It is said social media has changed communication. It hasn't. Communication is the same as it always has been. Message. Sender. Receiver.
Social media's problem is the receiver. Most times there isn't one. But if there is, are you offering an opportunity to reverse roles? Are you set up to allow your customer to be the sender and you the receiver? Probably not. Too much investment.
Social media communication is not easy. And it's not always right for your business. Social media is not something you "set up." Social media is something you "do." It requires a long-term commitment to quality content and an investment in openness with your customers.
As with everything, there's a right way and a wrong way. Read on for a few winners and losers.
The Right Way
Five years ago Old Spice was something you gave your dad for Father's Day if you had no sense of irony whatsoever.
Then along came Isaiah Mustafa as the Man Your Man Could Smell Like. It was hilarious, but that's not all. It was parodied (by Sesame Street's Grover, among others), it was shared, it was talked about and it was watched over and over. It was, in a word, social.
The Old Spice Guy responded to actual tweets, posted videos of himself responding to (probably fake) tweets, and conducted an online voting contest in which he and Fabio challenged each other for the role of Old Spice Guy.
There have been other campaigns since, like the Terry Crews POWER ads, the Believe in Your Smelf self-improvement tapes and others, but for the sake of humanity, go and watch the Director Wolfdog ads. My wife hates Director Wolfdog, but my wife does not wear Old Spice. While it took a while, Old Spice's commitment to social media communication has paid off.
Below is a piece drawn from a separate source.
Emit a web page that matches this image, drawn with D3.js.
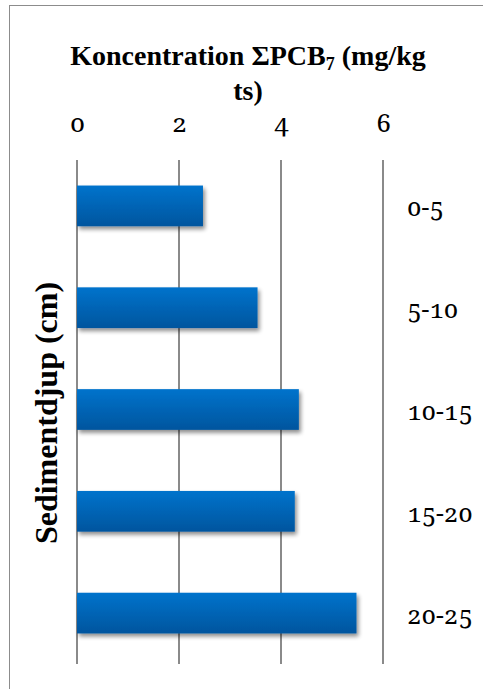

Shout-out to our neighbors to the north (Cleveland, that is). Vitamix manufactures high-end residential and commercial blenders. That's right, $500 for a blender.
Vitamix has established a position as a blender company with a health mission. That's different than just making a good blender. As a result, its customers are almost cult-like in their devotion to the company. And customers stay involved by offering recipes, posting photos of their concoctions, and sharing the results of their health goals. All of which are likely to get you a response from the company. That's a conversation. That's social media communication.
I know, the Fast and Furious franchise is written by six-year-olds. I get it. But Vin Diesel is one of only a handful of celebrities that legitimately manages his own Facebook account. He has millions of fans and openly carries on conversations with them. He literally must spend hours doing so each day.
Your product may or may not be any good, like Vin Diesel's, but if you're engaging the exact right customers with the exact right medium, they may buy it anyway.
The Wrong Way
Last February, Burger King's Twitter account was hacked and replaced with information about McDonalds. This happened on a Sunday, by the way.
Try to put yourself in the shoes of the BK corporate communications department head. You're at home and you get a tweet from your own company that you did not send. Confusion. Two minutes later your CEO emails you, but his email only contains a question mark. Panic. Run to the computer. Email your staff. Ignore your crying baby. Call the agency. Wait, it's Sunday. Receive a few more emails from colleagues asking if you've seen this. Of course you have. Ignore. Get somebody from IT. Respond to CEO: "Checking."
This goes on for hours until you've cleaned it up, but not really, because tomorrow you're national news. And for what? People who followed Burger King were predisposed to eat it to begin with, you just served them up an advertisement for the competition, and your brand is the subject of worldwide ridicule. Don't put yourself in a position where a social strategy does more harm than good.
Indeed, "Whopper1234" is a terrible password.
Nabisco received universal praise for its "You can still dunk in the dark" tweet during last year's Super Bowl. Universal praise from ad agencies, that is.
How many Oreos did they sell? Again, their followers are people predisposed to buy Oreos. This is totally different than following Old Spice. With Old Spice you're following a character, not the deodorant.
Think of what it must cost Nabisco to be able to react that quickly: They have a Tweeter on something like DEFCON 2 standby alert for a clever opportunity to tweet, a graphic designer to whip up an ad, and somebody in a position to approve it. That costs a fortune. Once again, for what?
Everybody who received that tweet was three-quarters of the way through the Super Bowl. If there were Oreos at the party, they were gone. If there weren't, did anyone leave and go to the store? No way.
Nabisco made itself feel good, but they sold zero Oreos. Had Nabisco put that same cleverness and effort into tweeting on Friday and Saturday, when people were shopping for the party, they'd be counting money instead of re-tweets.
Al's Plumbing Supply
Al, stop wasting your time. You have no Twitter followers. You have no Facebook friends.
Al's customers are plumbers and they don't look to Al for information in this format. Is your business like Al's? Maybe you should reconsider how your advertising can be employed more responsibly.
Communication has not changed. Message. Sender. Receiver. Companies, keep your receivers in mind.